Tricky Words in this week's OVI
The Slovak words "oslávenec" and "jubilant" are particularly difficult to translate into English. In paraphrases, one is "a person being celebrated", and the other is "a person celebrating an
anniversary", which strictly-speaking should be their 50th birthday or their 50th year on the throne as a monarch. Those paraphrases are much too long and clumsy to be used in a sentence, and
anyway they just don't evoke the same ideas as the Slovak words. Where children are involved, "oslávenec" or "jubilant" could be the "birthday boy", but that's not suitable for long-serving
employees. A "celebrant" is a priest performing the mass, and a "celebrator" was originally somebody honoring or praising another person. Maybe that idea has been replaced, however, and
"celebrator" could mean somebody enjoying the celebration of some kind of event.

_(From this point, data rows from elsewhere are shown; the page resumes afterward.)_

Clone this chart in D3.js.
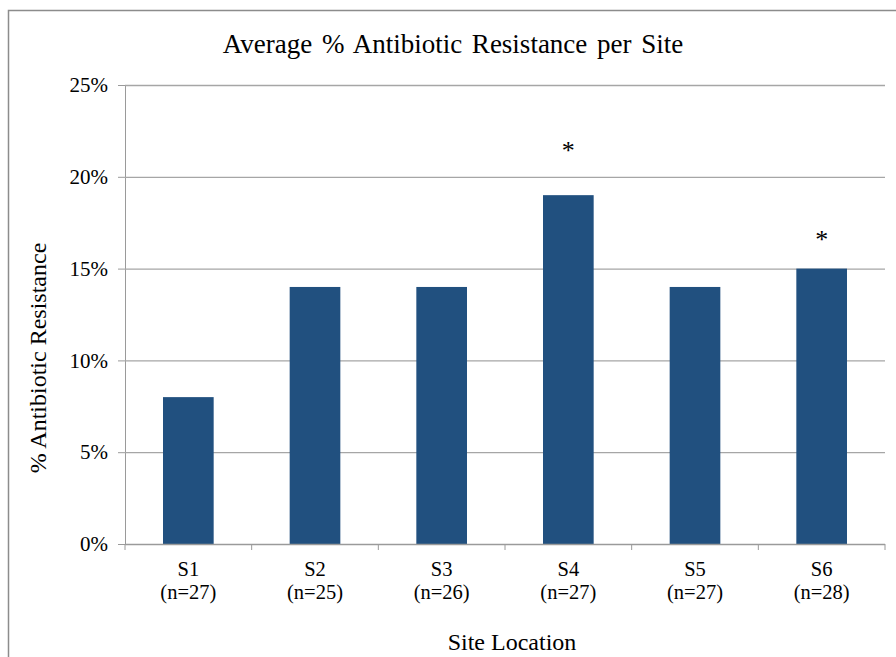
<!DOCTYPE html>
<html><head><meta charset="utf-8">
<script src="https://cdn.jsdelivr.net/npm/d3@7"></script>
<style>body{margin:0;background:#fff}svg{display:block}</style>
</head><body>
<svg id="c" width="896" height="657"></svg>
<script>
const sites = ["S1","S2","S3","S4","S5","S6"];
const sampleSizes = ["(n=27)","(n=25)","(n=26)","(n=27)","(n=27)","(n=28)"];
const resistance = [0.08, 0.14, 0.14, 0.19, 0.14, 0.15];
const significance = ["", "", "", "*", "", "*"];
const markerLevel = [null, null, null, 0.216, null, 0.168];
const yTicks = [0, 0.05, 0.10, 0.15, 0.20, 0.25];

const svg = d3.select("#c");
const font = "'Liberation Serif','Times New Roman',serif";
const m = {l:125, r:885, t:85, b:544};

// chart border
svg.append("rect").attr("x",8.5).attr("y",10.5).attr("width",900).attr("height",700)
  .attr("fill","none").attr("stroke","#8c8c8c").attr("stroke-width",1.5);

const x = d3.scaleBand().domain(sites).range([m.l,m.r]).paddingInner(0.6).paddingOuter(0.3);
const y = d3.scaleLinear().domain([0,0.25]).range([m.b,m.t]);

// gridlines + y axis
const ya = d3.axisLeft(y).tickValues(yTicks).tickFormat(d3.format(".0%")).tickSize(7).tickPadding(10);
const yg = svg.append("g").attr("transform",`translate(${m.l},0)`).call(ya);
yg.select(".domain").attr("stroke","#9a9a9a");
yg.selectAll(".tick line").attr("stroke","#9a9a9a");
yg.selectAll("text").attr("font-family",font).attr("font-size",21).attr("fill","#000");

svg.append("g").selectAll("line").data(yTicks.filter(d=>d>0)).join("line")
  .attr("x1",m.l).attr("x2",m.r).attr("y1",d=>y(d)+0.5).attr("y2",d=>y(d)+0.5)
  .attr("stroke","#a6a6a6").attr("stroke-width",1.3);

// bars
svg.append("g").selectAll("rect").data(sites).join("rect")
  .attr("x",(d)=>x(d)).attr("width",x.bandwidth())
  .attr("y",(d,i)=>y(resistance[i])).attr("height",(d,i)=>y(0)-y(resistance[i]))
  .attr("fill","#21507f");

// x axis
const xg = svg.append("g").attr("transform",`translate(0,${m.b})`);
xg.append("line").attr("x1",m.l).attr("x2",m.r).attr("y1",0.5).attr("y2",0.5).attr("stroke","#9a9a9a").attr("stroke-width",1.3);
const step = x.step();
const bounds = d3.range(sites.length+1).map(i=>m.l + i*step);
xg.selectAll("line.t").data(bounds).join("line").attr("class","t")
  .attr("x1",d=>d).attr("x2",d=>d).attr("y1",0).attr("y2",6).attr("stroke","#9a9a9a");
xg.selectAll("text.s").data(sites).join("text").attr("class","s")
  .attr("x",d=>x(d)+x.bandwidth()/2).attr("y",32).attr("text-anchor","middle")
  .attr("font-family",font).attr("font-size",20.5).text(d=>d);
xg.selectAll("text.n").data(sites).join("text").attr("class","n")
  .attr("x",d=>x(d)+x.bandwidth()/2).attr("y",55).attr("text-anchor","middle")
  .attr("font-family",font).attr("font-size",20.5).text((d,i)=>sampleSizes[i]);

// significance markers
svg.append("g").selectAll("text").data(sites.filter((d,i)=>significance[i])).join("text")
  .attr("x",d=>x(d)+x.bandwidth()/2)
  .attr("y",d=>y(markerLevel[sites.indexOf(d)])+12)
  .attr("text-anchor","middle").attr("font-family",font).attr("font-size",26)
  .text(d=>significance[sites.indexOf(d)]);

// titles
svg.append("text").attr("x",453).attr("y",53).attr("text-anchor","middle")
  .attr("font-family",font).attr("font-size",27).attr("word-spacing",3)
  .text("Average % Antibiotic Resistance per Site");
svg.append("text").attr("x",512).attr("y",650).attr("text-anchor","middle")
  .attr("font-family",font).attr("font-size",24).text("Site Location");
svg.append("text").attr("transform","translate(46,358) rotate(-90)").attr("text-anchor","middle")
  .attr("font-family",font).attr("font-size",24).text("% Antibiotic Resistance");
</script>
</body></html>
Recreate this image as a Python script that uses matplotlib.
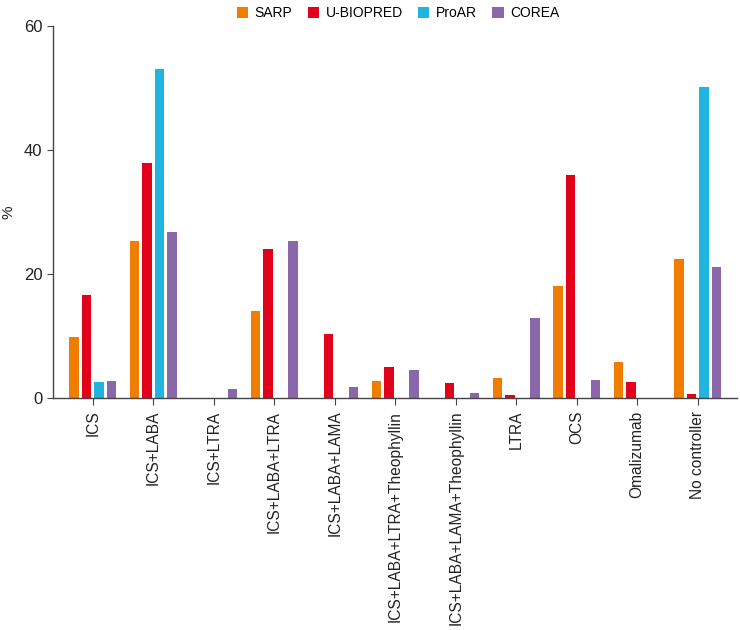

"Sick" or "ill"? This time of year, early autumn, with cold mornings but still warm afternoons, or sunny weather rapidly giving way to rain, makes a lot of people vulnerable to illnesses, and
there's a lot of absences from work or school. "Where's so-and-so today," someone asks, and in British English the answer is "S/he's ill", while in American English it's "S/he's sick". But British
people also say "S/he's off sick", and the money you may get instead of your normal pay for being "off sick" is called "sick pay". While American sick means generally ill, though, British sick
means "je mi zle zo žaludka", and it's even more of an action than just a state, so if a British person says "I'm going to be sick", give them a bucket or a paper bag, and then stand well clear.